Cathy Davidson Spotlights Futures Initiative in Chronicle of Higher Education
Distinguished Professor Cathy Davidson (English), director of the Futures Initiative (FI), published an op-ed this week in The Chronicle of Higher Education about how the FI is enhancing success in the classroom, and beyond.
Distinguished Professor Cathy Davidson (English), director of the Futures Initiative (FI), published a Chronicle of Higher Education op-ed this week about how the FI is enhancing success in the classroom and beyond.
Titled "Futures Initiative at CUNY Inspires New Teaching Styles," the piece describes the program's inaugural course, "Mapping the Futures of Higher Education," taught by Davidson and President Emeritus William Kelly.
"Proposed educational reforms are too often motivated by ideology or shareholder profits, not by a concern with preparing successful future citizens of a complex, interactive, interconnected world," Davidson wrote in the op-ed. "The 40-year assault on higher education is the unmaking of the middle class. The Futures Initiative represents our part in working to reverse that spiral."
* * *
Davidson - a renowned scholar who serves on the National Humanities Council and is the cofounding director of HASTAC, a 14,000-member digital learning network - launched the Futures Initiative last fall. The ambitious project draws on CUNY's resources to develop new methods of teaching and research, with a goal of inspiring public investment in higher education.

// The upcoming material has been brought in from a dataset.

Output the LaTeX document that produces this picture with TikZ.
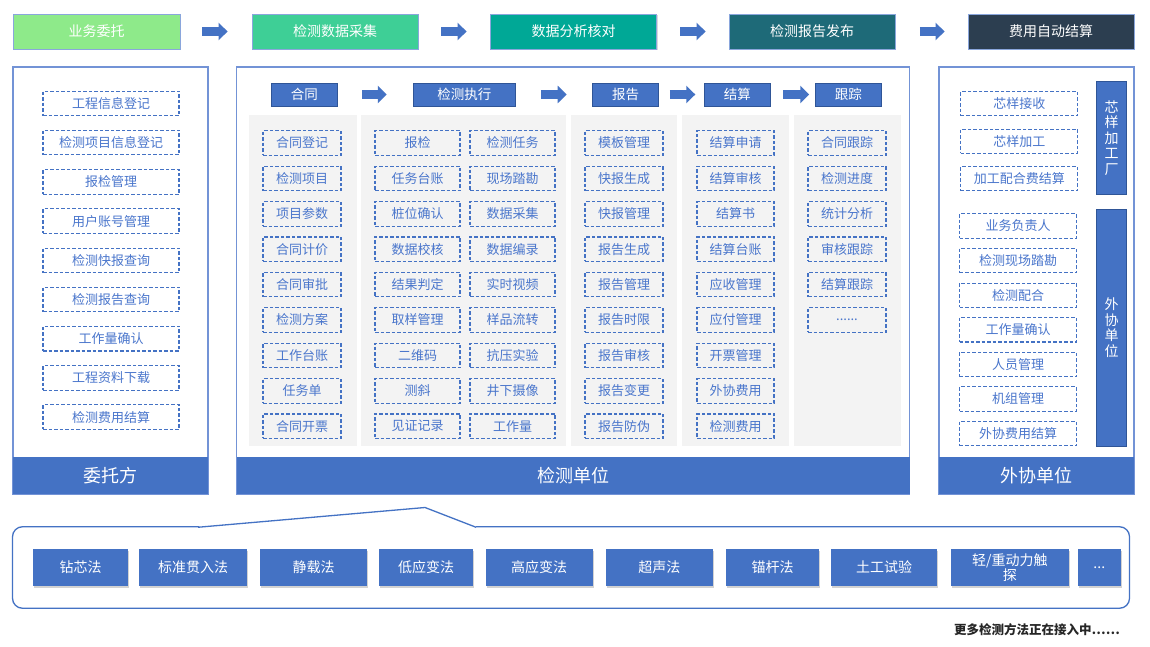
\documentclass[tikz,border=0pt]{standalone}
\usepackage{fontspec}
\setmainfont{Noto Sans CJK SC}
\usetikzlibrary{arrows.meta,shadows}
\definecolor{ublue}{HTML}{4472C4}
\definecolor{dblue}{HTML}{2F5597}
\definecolor{pborder}{HTML}{7393D6}
\definecolor{tborder}{HTML}{8AA6DC}
\definecolor{colbg}{HTML}{F3F3F3}
\definecolor{dtext}{HTML}{4A76CC}
\definecolor{gA}{HTML}{8EEA8A}
\definecolor{gB}{HTML}{3ECF96}
\definecolor{gC}{HTML}{00A896}
\definecolor{gD}{HTML}{1E6A78}
\definecolor{gE}{HTML}{2C3E50}
\newcommand\mysixdots{......}
\newcommand\mythreedots{...}
\begin{document}
\begin{tikzpicture}[x=1pt,y=-1pt,
  topbox/.style={draw=tborder, line width=0.8pt, text=white, minimum height=35, inner sep=0,
    font=\fontsize{14}{14}\selectfont, drop shadow={shadow xshift=1pt,shadow yshift=-1.5pt,opacity=0.3}},
  hdrbox/.style={draw=dblue, line width=0.6pt, fill=ublue, text=white, minimum height=23, inner sep=0,
    font=\fontsize{13.5}{13.5}\selectfont},
  barrow/.style={draw=ublue, line width=9pt, -{Triangle[length=9pt,width=17pt]}},
  panel/.style={draw=pborder, line width=1.2pt, fill=white, inner sep=0, minimum height=427},
  band/.style={fill=ublue, text=white, inner sep=0, minimum height=37, font=\fontsize{18}{18}\selectfont},
  colbox/.style={fill=colbg, inner sep=0, minimum height=330.5},
  dbox/.style={draw=ublue, line width=1.1pt, dash pattern=on 3.5pt off 2pt, text=dtext, inner sep=0,
    minimum height=24.5, font=\fontsize{13}{13}\selectfont},
  vbar/.style={fill=ublue, draw=dblue, line width=0.5pt, text=white, inner sep=0, minimum width=30, align=center,
    font=\fontsize{14}{15.5}\selectfont},
  mbox/.style={fill=ublue, text=white, inner sep=0, minimum height=36.4, align=center,
    font=\fontsize{14}{15}\selectfont, drop shadow={shadow xshift=1pt,shadow yshift=-2pt,opacity=0.35}},
  callout/.style={draw=ublue, line width=1.3pt, rounded corners=10, inner sep=0}
]
\useasboundingbox (0,0) rectangle (1150,647);
\fill[white] (0,0) rectangle (1150,647);

% ---------- top process bar ----------
\node[topbox, fill=gA, minimum width=167] (t1) at (96.5,31.5) {业务委托};
\node[topbox, fill=gB, minimum width=166] (t2) at (335,31.5) {检测数据采集};
\node[topbox, fill=gC, minimum width=166] (t3) at (573.5,31.5) {数据分析核对};
\node[topbox, fill=gD, minimum width=166] (t4) at (812,31.5) {检测报告发布};
\node[topbox, fill=gE, minimum width=166] (t5) at (1051,31.5) {费用自动结算};
\draw[barrow, shorten <=22pt, shorten >=24pt] (t1) -- (t2);
\draw[barrow, shorten <=23pt, shorten >=23.5pt] (t2) -- (t3);
\draw[barrow, shorten <=23.5pt, shorten >=23pt] (t3) -- (t4);
\draw[barrow, shorten <=24.5pt, shorten >=23pt] (t4) -- (t5);

% ---------- left panel ----------
\node[panel, minimum width=195] (pL) at (110.5,280.5) {};
\node[band, minimum width=195] (bL) at (110.5,475.5) {委托方};
\foreach \t [count=\i from 0] in {工程信息登记,检测项目信息登记,报检管理,用户账号管理,检测快报查询,检测报告查询,工作量确认,工程资料下载,检测费用结算}
  \node[dbox, minimum width=136] (L\i) at (111,{103.5+39.2*\i}) {\t};

% ---------- middle panel ----------
\node[panel, minimum width=673] (pM) at (573,280.5) {};
\node[band, minimum width=673] (bM) at (573,475.5) {检测单位};
\node[colbox, minimum width=107.7] (c1) at (302.85,280.25) {};
\node[colbox, minimum width=204.7] (c2) at (463.35,280.25) {};
\node[colbox, minimum width=105.9] (c3) at (623.55,280.25) {};
\node[colbox, minimum width=107] (c4) at (735.5,280.25) {};
\node[colbox, minimum width=107] (c5) at (847,280.25) {};

\node[hdrbox, minimum width=65.5] (h1) at (304.3,94.5) {合同};
\node[hdrbox, minimum width=102.7] (h2) at (464.4,94.5) {检测执行};
\node[hdrbox, minimum width=66] (h3) at (625.5,94.5) {报告};
\node[hdrbox, minimum width=65.4] (h4) at (737.3,94.5) {结算};
\node[hdrbox, minimum width=65.3] (h5) at (848.4,94.5) {跟踪};
\draw[barrow, shorten <=25pt, shorten >=26pt] (h1) -- (h2);
\draw[barrow, shorten <=25.3pt, shorten >=25.5pt] (h2) -- (h3);
\draw[barrow, shorten <=11pt, shorten >=9pt] (h3) -- (h4);
\draw[barrow, shorten <=12.7pt, shorten >=6.2pt] (h4) -- (h5);

\foreach \t [count=\i from 0] in {合同登记,检测项目,项目参数,合同计价,合同审批,检测方案,工作台账,任务单,合同开票}
  \node[dbox, minimum width=78] (ma\i) at (302,{143+35.4*\i}) {\t};
\foreach \t [count=\i from 0] in {报检,任务台账,桩位确认,数据校核,结果判定,取样管理,二维码,测斜,见证记录}
  \node[dbox, minimum width=85] (mb\i) at (417.5,{143+35.4*\i}) {\t};
\foreach \t [count=\i from 0] in {检测任务,现场踏勘,数据采集,数据编录,实时视频,样品流转,抗压实验,井下摄像,工作量}
  \node[dbox, minimum width=85] (mc\i) at (512.5,{143+35.4*\i}) {\t};
\foreach \t [count=\i from 0] in {模板管理,快报生成,快报管理,报告生成,报告管理,报告时限,报告审核,报告变更,报告防伪}
  \node[dbox, minimum width=78] (md\i) at (624,{143+35.4*\i}) {\t};
\foreach \t [count=\i from 0] in {结算申请,结算审核,结算书,结算台账,应收管理,应付管理,开票管理,外协费用,检测费用}
  \node[dbox, minimum width=77] (me\i) at (735.5,{143+35.4*\i}) {\t};
\foreach \t [count=\i from 0] in {合同跟踪,检测进度,统计分析,审核跟踪,结算跟踪,\mysixdots}
  \node[dbox, minimum width=78] (mf\i) at (847,{143+35.4*\i}) {\t};

% ---------- right panel ----------
\node[panel, minimum width=195] (pR) at (1036.5,280.5) {};
\node[band, minimum width=195] (bR) at (1036.5,475.5) {外协单位};
\node[vbar, minimum height=112.6] (v1) at (1111.7,138) {芯\\样\\加\\工\\厂};
\node[vbar, minimum height=236.7] (v2) at (1111.7,327.6) {外\\协\\单\\位};
\foreach \t [count=\i from 0] in {芯样接收,芯样加工,加工配合费结算}
  \node[dbox, minimum width=117, minimum height=24] (ra\i) at (1019.3,{103.7+37.5*\i}) {\t};
\foreach \t [count=\i from 0] in {业务负责人,检测现场踏勘,检测配合,工作量确认,人员管理,机组管理,外协费用结算}
  \node[dbox, minimum width=117, minimum height=24.3] (rb\i) at (1018,{226+34.6*\i}) {\t};

% ---------- bottom methods ----------
\node[callout, minimum width=1117, minimum height=81.5] (bot) at (571,567.5) {};
\draw[white, line width=3pt] (198.5,527.25) -- (475.5,527.25);
\coordinate (nl) at (198,527.25);
\coordinate (np) at (425,507.5);
\coordinate (nr) at (476,527.25);
\draw[draw=ublue, line width=1.3pt, line join=round] (nl) -- (np) -- (nr);

\foreach \c/\w/\t [count=\i from 1] in {80.7/95.3/钻芯法, 193.2/107.7/标准贯入法, 313.5/106.3/静载法,
   426/94/低应变法, 539/107/高应变法, 659.4/107.2/超声法, 772.6/93.2/锚杆法,
   884.2/106.3/土工试验, 1009.8/117.6/{轻/重动力触\\探}, 1099.3/42.6/\mythreedots}
  \node[mbox, minimum width=\w] (m\i) at (\c,567.5) {\t};

\node[anchor=east, inner sep=0, text=black!85, font=\fontsize{12.5}{12.5}\selectfont\bfseries] (more) at (1120,630) {更多检测方法正在接入中……};
\end{tikzpicture}
\end{document}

The dozen Graduate Center doctoral students, M.A. in Liberal Studies (MALS) students, and teaching fellows in the Mapping..." course are teaching courses or directing programs at nine different CUNY campuses this semester and across as many unique disciplines.
All apply the pedagogical research and innovative teaching techniques they study in the graduate class to their undergraduate courses each week.
To connect the hundreds of undergraduate and graduate students collaborating across the CUNY colleges, the FI team developed a collaborative learning network using Commons In A Box.
As Davidson notes, the online network allows CUNY students "to communicate with one another across classes" - and with the public - "in a way that they could not before."
* * *
The 365 students are also using the tool to collaborate on a final project together, "The CUNY Maps of NYC" (pictured at right).
The results will be showcased on Friday, May 22, at a reception celebrating the work of all the graduate and undergraduate students.
This summer, up to 40 undergraduates who have successfully completed the Futures Initiative courses will be offered a chance to take a two-day intensive peer-mentoring workshop. They will then serve as mentors to next year's cohort of approximately 1500 students CUNY-wide who will be taught by Graduate Center participants in the program.
Davidson has championed the FI's power and potential at several major speaking engagements in the past month, among them the American Council on Education (ACE) plenary with U.S. Undersecretary of Education Ted Mitchell and the NERCOMP annual conference in Providence.
"The Futures Initiative takes next-generation graduate training beyond the cutting edge," she said. "And in an affordable fashion."